Roast or grill eggplants and tomatoes for 20 minutes, until charred in places and softened – eggplants should appear to slump. Remove eggplants and tomatoes to a glass bowl, and cover with plastic wrap. Cool for at least 15 minutes, or until you can handle them comfortably with bare hands. Eggplants and tomatoes can be roasted or grilled up to 24 hours in advance – just store in the fridge until you’re ready.

If you roast your veggies ahead of time, return your grill or oven to 400°F before proceeding.

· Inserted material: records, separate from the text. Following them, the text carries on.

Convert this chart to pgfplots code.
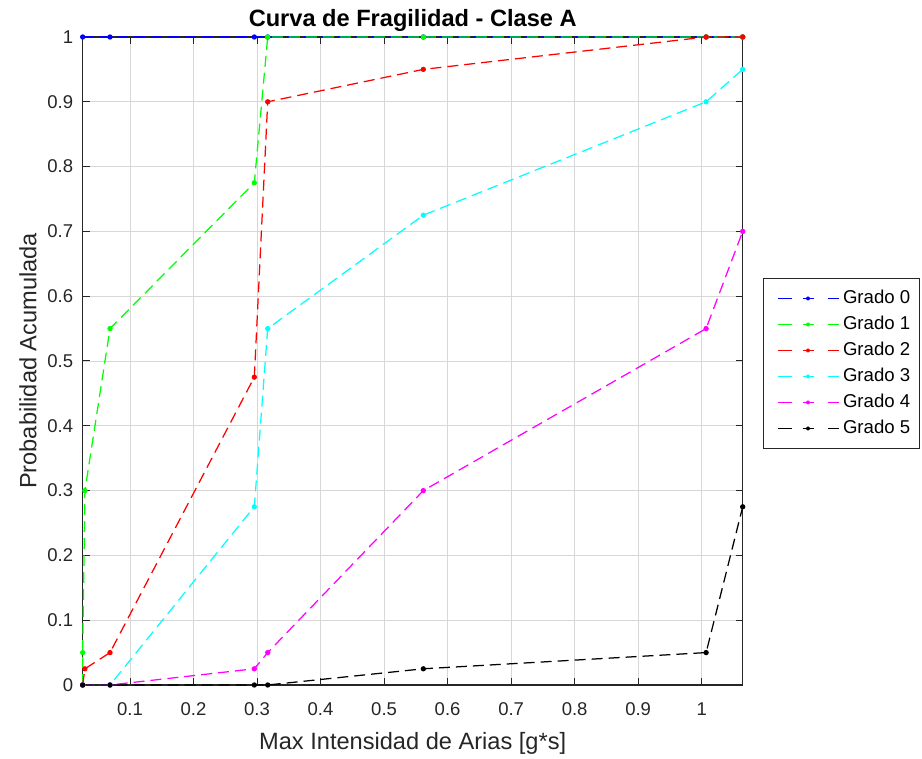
\documentclass[border=0pt]{standalone}
\usepackage{pgfplots}
\pgfplotsset{compat=1.18}
\usepackage{fontspec}
\setmainfont{Liberation Sans}
\definecolor{gridc}{RGB}{215,215,215}
\definecolor{axc}{RGB}{38,38,38}
\definecolor{cB}{RGB}{0,0,255}
\definecolor{cG}{RGB}{0,255,0}
\definecolor{cR}{RGB}{255,0,0}
\definecolor{cC}{RGB}{0,255,255}
\definecolor{cM}{RGB}{255,0,255}
\definecolor{cK}{RGB}{0,0,0}
\begin{document}
\begin{tikzpicture}[x=1pt,y=1pt]
\begin{axis}[
  name=ax,
  at={(0,0)}, anchor=south west,
  scale only axis, width=660pt, height=648pt,
  xmin=0.0255, xmax=1.0646, ymin=0, ymax=1,
  xtick={0.1,0.2,...,1.0}, ytick={0,0.1,...,1.0},
  xticklabels={0.1,0.2,0.3,0.4,0.5,0.6,0.7,0.8,0.9,1},
  yticklabels={0,0.1,0.2,0.3,0.4,0.5,0.6,0.7,0.8,0.9,1},
  tick align=inside, major tick length=7pt,
  tick style={axc, line width=1pt},
  axis line style={axc, line width=1.4pt},
  grid=major, major grid style={gridc, line width=0.9pt},
  ticklabel style={font=\fontsize{18.5}{22}\selectfont, text=axc},
  /pgf/number format/assume math mode=true,
  xticklabel style={yshift=-14pt},
  yticklabel style={xshift=-6pt},
  xlabel={Max Intensidad de Arias [g*s]},
  ylabel={Probabilidad Acumulada},
  label style={font=\fontsize{23.6}{28}\selectfont, text=axc},
  xlabel style={yshift=-10pt},
  ylabel style={yshift=4pt},
  title={Curva de Fragilidad - Clase A},
  title style={font=\fontsize{23.6}{28}\bfseries\selectfont, yshift=-4pt},
  clip=false,
  every axis plot/.append style={line width=1.25pt, dash pattern=on 11pt off 6pt, mark=*, mark size=2pt, mark options={solid}},
  legend image code/.code={\path[draw=none, fill=none] (0pt,-3pt) rectangle (66pt,3pt);
    \begin{scope}[#1]
    \draw[solid, line width=1pt] (5pt,0pt) -- (19pt,0pt);
    \draw[solid, line width=1pt] (30pt,0pt) -- (41pt,0pt);
    \draw[solid, line width=1pt] (55pt,0pt) -- (66pt,0pt);
    \fill[draw=none] (35.5pt,0pt) circle[radius=2pt];
    \end{scope}},
  legend style={at={(1,1)}, anchor=north west, xshift=20.3pt, yshift=-241pt,
    draw=axc, line width=1pt, font=\fontsize{18.6}{22}\selectfont,
    inner xsep=9pt, inner ysep=11pt, row sep=8pt, column sep=4pt,
    nodes={inner sep=0pt, text height=14pt, text depth=4pt}},
  legend cell align=left,
]
\addplot[cB] coordinates {(0.0255,1)(0.0685,1)(0.2957,1)(0.3168,1)(0.5618,1)(1.007,1)(1.0646,1)};
\addplot[cG] coordinates {(0.0255,0)(0.0255,0.05)(0.029,0.3)(0.0685,0.55)(0.2957,0.775)(0.3168,1)(0.5618,1)(1.007,1)(1.0646,1)};
\addplot[cR] coordinates {(0.0255,0)(0.029,0.025)(0.0685,0.05)(0.2957,0.475)(0.3168,0.9)(0.5618,0.95)(1.007,1)(1.0646,1)};
\addplot[cC] coordinates {(0.0255,0)(0.0685,0)(0.2957,0.275)(0.3168,0.55)(0.5618,0.725)(1.007,0.9)(1.0646,0.95)};
\addplot[cM] coordinates {(0.0255,0)(0.0685,0)(0.2957,0.025)(0.3168,0.05)(0.5618,0.3)(1.007,0.55)(1.0646,0.7)};
\addplot[cK] coordinates {(0.0255,0)(0.0685,0)(0.2957,0)(0.3168,0)(0.5618,0.025)(1.007,0.05)(1.0646,0.275)};
\legend{Grado 0,Grado 1,Grado 2,Grado 3,Grado 4,Grado 5}
\end{axis}
\pgfresetboundingbox
\path[use as bounding box] (-82.7pt,-74pt) rectangle (839.3pt,685pt);
\end{tikzpicture}
\end{document}
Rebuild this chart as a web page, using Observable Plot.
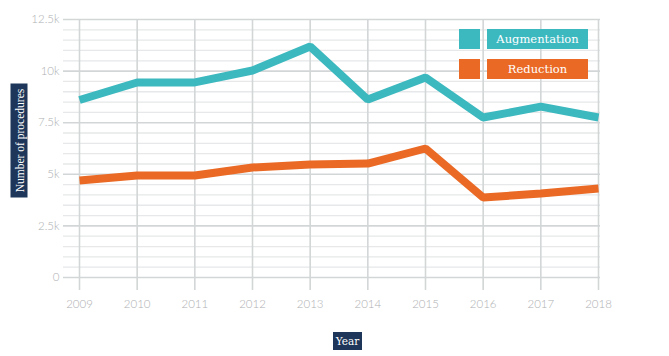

Gently remove skins from tomatoes and eggplants. If you like a smooth puree, you can use a food mill to slough off the skins and stuff. I prefer to mash the veggies’ innards with a fork or potato masher until they form a chunky mush. Reserve any liquids that have accumulated at the bottom of the bowl you cooled your veggies in.

Heat remaining olive oil in a 12″ skillet or cast iron pan over medium-high heat until shimmering. Add onion, and cook for about three minutes, until translucent but not browned. Add garlic, cumin, salt, paprika, turmeric, pepper, and pepper flakes, and cook for another minute, until the spices are fragrant.

Add eggplant-tomato mush, and any remaining liquids, and simmer for about six minutes, until the liquid has evaporated and the mixture looks a bit dry and sticky, like it would burn to the bottom of the pan if you’d let it. Add lemon juice, stir, and taste. Adjust seasonings as needed.

Using a spoon, create four little holes in the eggplant mixture, then crack an egg into each hole. Place the pan in the oven, and bake until the eggs have set to your liking, five to 10 minutes.

Sprinkle the finished dish with fresh thyme leaves and chopped pistachios.